Inizialmente, in un campionamento del 2023, gli autori avevano ipotizzato che la contaminazione di Lake Tear fosse causata prevalentemente da deposizione atmosferica e cioè che fosse portata dall’aria, principalmente tramite la pioggia. Il campionamento del 2025, che ha incluso il confronto con Moss Pond, ha smentito questa ipotesi, indicando che la fonte principale sono i prodotti che lasciamo dietro di noi.
La pericolosità delle microplastiche
Per “microplastiche” intendiamo minuscoli frammenti di plastica, la cui dimensione varia da 1 micrometro (un millesimo di millimetro) fino a 5 millimetri. Queste particelle sono il risultato della rottura di plastiche più grandi, o sono intenzionalmente aggiunte a prodotti di consumo. In termini di dimensioni, sono molto più piccole di un capello umano (che ha un diametro di circa 90 micrometri).
I principali responsabili dell’inquinamento in questi ambienti naturali sembrano essere le scarpe da trail running con suola morbida e l’abbigliamento sintetico. Le scarpe leggere da sentiero, infatti, possono disperdere microplastiche in modo simile agli pneumatici dei veicoli, che sono un’altra fonte nota di microplastiche. Precedenti ricerche hanno già dimostrato che ben il 70% delle microplastiche rilevate nei campioni oceanici proveniva dall’abbigliamento.

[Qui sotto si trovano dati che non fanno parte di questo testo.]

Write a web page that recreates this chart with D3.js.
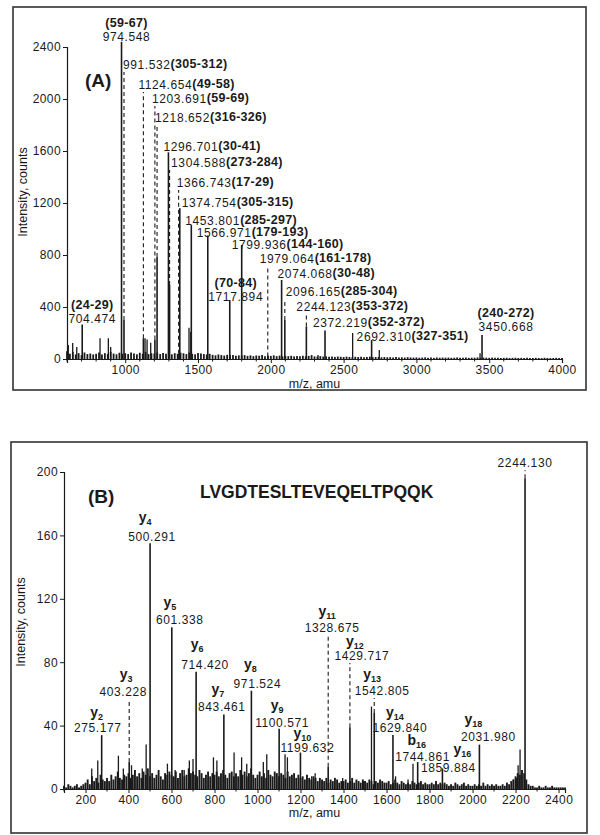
<!DOCTYPE html>
<html lang="en">
<head>
  <meta charset="UTF-8" />
  <title>MS spectra</title>
  <script src="https://d3js.org/d3.v7.min.js"></script>
  <style>
    body { margin: 0; background: #fff; }
    svg { display: block; font-family: "Liberation Sans", Arial, sans-serif; }
    text { fill: #1a1a1a; }
    .tick text { font-size: 12px; letter-spacing: 0.4px; }
    .tick line, .domain { stroke: #1a1a1a; }
  </style>
</head>
<body>
  <svg width="600" height="835"></svg>
  <script>
    // ---------- panel A: peptide mass map ----------
    const mzA       = [704.474, 974.548, 991.532, 1124.654, 1203.691, 1218.652, 1296.701, 1304.588, 1366.743, 1374.754,
                       1453.801, 1566.971, 1717.894, 1799.936, 1979.064, 2074.068, 2096.165, 2244.123, 2372.219, 2692.310, 3450.668];
    const intA      = [265, 2440, 300, 160, 150, 785, 1590, 570, 40, 1160,
                       1030, 950, 454, 877, 20, 608, 300, 250, 220, 146, 185];
    const labelAtA  = [277, 2446, 2231, 2077, 1969, 1823, 1600, 1477, 1323, 1169,
                       1031, 938, 446, 846, 738, 623, 485, 369, 246, 138, 215];
    const rangeA    = ["(24-29)", "(59-67)", "(305-312)", "(49-58)", "(59-69)", "(316-326)", "(30-41)", "(273-284)", "(17-29)", "(305-315)",
                       "(285-297)", "(179-193)", "(70-84)", "(144-160)", "(161-178)", "(30-48)", "(285-304)", "(353-372)", "(352-372)", "(327-351)", "(240-272)"];
    const minorA    = [[609, 108], [639, 123], [667, 92], [827, 160], [884, 160], [900, 92], [1136, 160], [1150, 150], [1175, 125],
                       [1438, 240], [1450, 210], [2324, 30], [2562, 200], [2745, 70], [3437, 45]];
    // baseline noise, one value every 20 m/z from 600
    const grassA = [60,40,55,35,45,30,50,38,42,35, 40,50,35,45,38,55,42,36,48,40,
                    45,38,50,42,36,48,40,55,38,44, 42,50,38,46,40,52,36,45,40,48,
                    44,38,50,40,36,46,42,38,35,40, 32,28,35,30,26,32,28,30,25,28,
                    26,30,24,28,22,27,25,30,22,26, 24,28,22,26,20,24,22,25,20,23,
                    22,25,20,24,30,20,18,22,19,20, 18,20,16,19,17,15,18,16,14,17,
                    15,17,14,16,18,14,15,16,13,15, 13,14,12,15,12,13,11,14,12,11,
                    12,10,11,13,10,11,9,12,10,11, 10,11,9,10,12,9,10,11,9,10,
                    10,12,9,11,10,9,11,10,9,8, 9,10,8,9,10,8,9,8,10,8,
                    8,9,8,7,9,8,7,8,9,8,8];
    const ticksXA = [1000, 1500, 2000, 2500, 3000, 3500, 4000];
    const ticksYA = [0, 400, 800, 1200, 1600, 2000, 2400];

    // label placement for A: "stack" = range above number, centred; else inline number+range
    const layoutA = [
      {stack: true, dx: 10}, {stack: true, dx: 5}, {dx: -1}, {dx: -5}, {dx: -3}, {dx: -2}, {dx: -5}, {dx: 1.5}, {dx: -2}, {dx: 2},
      {dx: -6}, {dx: -11}, {stack: true, dx: 6}, {dx: -10}, {dx: -8}, {dx: -4}, {dx: 1}, {dx: -10}, {dx: -12}, {dx: -15}, {stack: true, dx: 24}
    ];

    // ---------- panel B: MS/MS of LVGDTESLTEVEQELTPQQK ----------
    const mzB      = [275.177, 403.228, 500.291, 601.338, 714.420, 843.461, 971.524, 1100.571, 1199.632, 1328.675,
                      1429.717, 1542.805, 1629.840, 1744.861, 1859.884, 2031.980, 2244.130];
    const intB     = [34, 17, 155, 102, 74, 47, 62, 38, 23, 14, 39, 48, 34, 17, 13, 28, 196];
    const labelAtB = [36, 58.7, 156.5, 104, 75.7, 49.2, 63.7, 39.1, 23.3, 99, 81.4, 59.3, 36, 17.7, 10.7, 30.3, 203];
    const ionB     = [["y", "2"], ["y", "3"], ["y", "4"], ["y", "5"], ["y", "6"], ["y", "7"], ["y", "8"], ["y", "9"], ["y", "10"], ["y", "11"],
                      ["y", "12"], ["y", "13"], ["y", "14"], ["b", "16"], ["y", "16"], ["y", "18"], null];
    const minorB   = [[229, 13], [257, 18], [353, 21], [376, 13], [414, 15], [464, 13], [482, 28], [581, 16], [617, 12], [659, 12],
                      [683, 18], [700, 19], [795, 20], [811, 18], [891, 23], [926, 20], [950, 16], [1027, 17], [1043, 22], [1128, 22],
                      [1139, 20], [1252, 8], [1268, 10], [1396, 7], [1493, 5], [1530, 52], [1642, 8], [1700, 6], [1723, 16],
                      [2190, 6], [2205, 7], [2212, 15], [2221, 25]];
    // baseline noise, one value every 10 m/z from 100
    const grassB = [2,1,3,2,1,2,3,1,2,3, 4,6,3,8,5,7,4,9,6,5, 7,5,9,6,8,11,7,6,9,8, 10,7,9,12,8,10,7,11,9,13,
                    8,10,7,9,12,8,6,10,9,11, 9,8,11,7,10,12,8,9,13,10, 11,9,8,12,10,7,9,11,8,10, 9,11,8,10,12,9,7,10,11,8,
                    10,8,12,9,11,8,10,13,9,7, 9,11,8,10,7,12,9,8,11,10, 8,10,9,7,11,8,9,10,7,9, 7,8,6,9,7,6,8,7,5,7,
                    6,5,7,4,6,5,7,6,4,5, 5,6,4,5,7,4,6,5,4,6, 5,4,6,5,3,5,4,6,5,4, 4,5,3,4,6,4,3,5,4,3,
                    4,3,5,4,3,4,5,3,4,3, 3,4,3,5,3,4,3,4,3,2, 3,2,4,3,2,3,4,2,3,2, 2,3,2,3,2,4,2,3,2,3,
                    2,3,2,2,3,2,4,3,5,6, 8,10,9,12,10,6,3,2,2,1, 1,2,1,1,2,1,1,2,1,1, 1,1,1,1];
    const ticksXB = [200, 400, 600, 800, 1000, 1200, 1400, 1600, 1800, 2000, 2200, 2400];
    const ticksYB = [0, 40, 80, 120, 160, 200];

    // label placement for B: number centre offset, ion label centre offset and its rise above the number
    const layoutB = [
      {dx: -4, ix: -5, iy: -15}, {dx: -6, ix: -3, iy: -17}, {dx: 2, ix: -5, iy: -19}, {dx: 8, ix: -2, iy: -17},
      {dx: 9, ix: 1, iy: -20}, {dx: -2, ix: -6, iy: -17}, {dx: 6, ix: -1, iy: -19}, {dx: 3, ix: -2, iy: -17},
      {dx: 7, ix: 2, iy: -14}, {dx: 4, ix: -1, iy: -16}, {dx: 12, ix: 5, iy: -14}, {dx: 8, ix: -2, iy: -16},
      {dx: 7, ix: 2, iy: -15}, {dx: 5, ix: -1, iy: -16}, {dx: 6, ix: 20, iy: -18}, {dx: 9, ix: -6, iy: -17}, {dx: 0}
    ];

    const svg = d3.select("svg");
    const ink = "#1a1a1a";

    function panel(o) {
      const g = svg.append("g");
      const x = d3.scaleLinear().domain(o.xDomain).range(o.xRange);
      const y = d3.scaleLinear().domain(o.yDomain).range(o.yRange);

      g.append("rect")
        .attr("x", o.frame[0]).attr("y", o.frame[1])
        .attr("width", o.frame[2]).attr("height", o.frame[3])
        .attr("fill", "none").attr("stroke", "#333").attr("stroke-width", 1.6);

      // noise
      g.append("g").selectAll("line")
        .data(o.grass.map((v, i) => [o.grassStart + i * o.grassStep, v]))
        .join("line")
        .attr("x1", d => x(d[0])).attr("x2", d => x(d[0]))
        .attr("y1", y(0)).attr("y2", d => y(d[1]))
        .attr("stroke", ink).attr("stroke-width", o.grassWidth);

      g.append("g").selectAll("line")
        .data(o.minor)
        .join("line")
        .attr("x1", d => x(d[0])).attr("x2", d => x(d[0]))
        .attr("y1", y(0)).attr("y2", d => y(d[1]))
        .attr("stroke", ink).attr("stroke-width", 1.3);

      const peaks = o.mz.map((m, i) => ({mz: m, int: o.int[i], at: o.labelAt[i], i}));

      g.append("g").selectAll("line")
        .data(peaks)
        .join("line")
        .attr("x1", d => x(d.mz)).attr("x2", d => x(d.mz))
        .attr("y1", y(0)).attr("y2", d => y(d.int))
        .attr("stroke", ink).attr("stroke-width", 1.6);

      // dashed leaders from peak tip up to its label
      g.append("g").selectAll("line")
        .data(peaks.filter(d => y(d.int) - (y(d.at) + 3) > 5))
        .join("line")
        .attr("x1", d => x(d.mz)).attr("x2", d => x(d.mz))
        .attr("y1", d => y(d.int)).attr("y2", d => y(d.at) + 3)
        .attr("stroke", ink).attr("stroke-width", 1.1)
        .attr("stroke-dasharray", "4,3");

      // axes
      const ax = g.append("g")
        .attr("transform", `translate(0,${o.yRange[0]})`)
        .call(d3.axisBottom(x).tickValues(o.ticksX).tickSize(4).tickPadding(2).tickFormat(d3.format("d")));
      ax.select(".domain").attr("stroke-width", 1.2);
      g.append("g")
        .attr("transform", `translate(0,${o.yRange[0]})`)
        .selectAll("line")
        .data(d3.range(Math.ceil(o.xDomain[0] / 100) * 100, o.xDomain[1] + 1, 100).filter(v => !o.ticksX.includes(v)))
        .join("line")
        .attr("x1", d => x(d)).attr("x2", d => x(d))
        .attr("y1", 0).attr("y2", 2.5)
        .attr("stroke", ink);

      const ay = g.append("g")
        .attr("transform", `translate(${o.xRange[0]},0)`)
        .call(d3.axisLeft(y).tickValues(o.ticksY).tickSize(4).tickPadding(2).tickFormat(d3.format("d")));
      ay.select(".domain").attr("stroke-width", 1.2);

      g.append("text")
        .attr("transform", `translate(${o.yTitleX},${o.yTitleY}) rotate(-90)`)
        .attr("text-anchor", "middle")
        .attr("font-size", 12.5)
        .text("Intensity, counts");
      g.append("text")
        .attr("x", (o.xRange[0] + o.xRange[1]) / 2).attr("y", o.xTitleY)
        .attr("text-anchor", "middle")
        .attr("font-size", 12.5)
        .text("m/z, amu");

      g.append("text")
        .attr("x", o.tag[1]).attr("y", o.tag[2])
        .attr("font-size", 19).attr("font-weight", "bold")
        .text(o.tag[0]);

      return {g, x, y, peaks};
    }

    // ----- draw A -----
    const A = panel({
      xDomain: [600, 4000], xRange: [67, 562],
      yDomain: [0, 2400], yRange: [359, 47],
      frame: [13, 7, 573, 383],
      mz: mzA, int: intA, labelAt: labelAtA,
      minor: minorA, grass: grassA, grassStart: 600, grassStep: 20, grassWidth: 1.8,
      ticksX: ticksXA, ticksY: ticksYA,
      yTitleX: 27, yTitleY: 192, xTitleY: 388,
      tag: ["(A)", 85, 87]
    });

    A.peaks.forEach(d => {
      const L = layoutA[d.i];
      const px = A.x(d.mz) + L.dx, py = A.y(d.at);
      if (L.stack) {
        A.g.append("text").attr("x", px).attr("y", py).attr("text-anchor", "middle")
          .attr("font-size", 12).attr("letter-spacing", 0.6).text(d.mz.toFixed(3));
        A.g.append("text").attr("x", px).attr("y", py - 14).attr("text-anchor", "middle")
          .attr("font-size", 12.5).attr("font-weight", "bold").attr("letter-spacing", 0.3).text(rangeA[d.i]);
      } else {
        const t = A.g.append("text").attr("x", px).attr("y", py);
        t.append("tspan").attr("font-size", 12).attr("letter-spacing", 0.6).text(d.mz.toFixed(3));
        t.append("tspan").attr("font-size", 12.5).attr("font-weight", "bold").attr("dy", -1).attr("letter-spacing", 0.3).text(rangeA[d.i]);
      }
    });

    // ----- draw B -----
    const B = panel({
      xDomain: [100, 2430], xRange: [64, 565],
      yDomain: [0, 200], yRange: [789, 472],
      frame: [11, 442, 576, 391],
      mz: mzB, int: intB, labelAt: labelAtB,
      minor: minorB, grass: grassB, grassStart: 100, grassStep: 10, grassWidth: 1.9,
      ticksX: ticksXB, ticksY: ticksYB,
      yTitleX: 25, yTitleY: 622, xTitleY: 817,
      tag: ["(B)", 88, 503]
    });

    B.g.append("text")
      .attr("x", 200).attr("y", 498)
      .attr("font-size", 17.5).attr("font-weight", "bold")
      .text("LVGDTESLTEVEQELTPQQK");

    B.peaks.forEach(d => {
      const L = layoutB[d.i];
      const cx = B.x(d.mz), py = B.y(d.at);
      B.g.append("text").attr("x", cx + L.dx).attr("y", py).attr("text-anchor", "middle")
        .attr("font-size", 12).attr("letter-spacing", 0.6).text(d.mz.toFixed(3));
      const ion = ionB[d.i];
      if (ion) {
        const t = B.g.append("text").attr("x", cx + L.ix).attr("y", py + L.iy)
          .attr("text-anchor", "middle").attr("font-weight", "bold");
        t.append("tspan").attr("font-size", 14).text(ion[0]);
        t.append("tspan").attr("font-size", 9).attr("dy", 3).text(ion[1]);
      }
    });
  </script>
</body>
</html>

L’importanza di questi risultati risiede nel rischio che le microplastiche presentano per la salute umana e per l’ecosistema. Queste particelle, infatti, possono contenere fino a 16 mila sostanze chimiche plastiche, molte delle quali (come i ftalati e i Pfas) sono note per i seri rischi per la salute.
Molti studi sul corpo umano confermano che le microplastiche sono anche dentro di noi e hanno raggiunto la capacità di attraversare le barriere della placenta e del cervello, causando persino infiammazione polmonare cronica (che può portare al cancro ai polmoni), disfunzioni del sistema immunitario, problemi cardiovascolari e disturbi endocrini.
Infine, contaminano gli ecosistemi, interrompendo le catene alimentari e danneggiando piante e animali attraverso la bioaccumulazione.
Come agire?
I risultati servono a generare consapevolezza e sottolineano l’urgenza per l’industria di produrre calzature e abbigliamento che non rilascino microplastiche nell’ambiente. Questa ricerca pone la domanda su quali azioni correttive siano necessarie e praticabili. Per il futuro, i ricercatori hanno suggerito diverse misure pratiche per gli escursionisti, specialmente in aree ad alto traffico come i laghi di Adirondacks:
- Considerare l’utilizzo di scarpe con suola in gomma dura, che rilasciano meno plastica rispetto alle suole morbide.
- Indossare strati sintetici sotto indumenti realizzati con fibre naturali.
- Seguire rigorosamente i principi di non lasciare tracce, assicurandosi di portare via tutti i rifiuti, inclusa la plastica monouso, che altrimenti si degraderebbe in microplastiche.
L’aumento della popolarità delle escursioni e delle attività ricreative all’aperto, in particolare dopo la pandemia, rende cruciale mitigare l’impatto dei prodotti di consumo sull’ambiente naturale. Polimeri e additivi presenti nell’abbigliamento e nelle calzature outdoor sono riconosciuti come fattori che contribuiscono in modo significativo alla contaminazione nelle aree naturali ad alto traffico pedonale.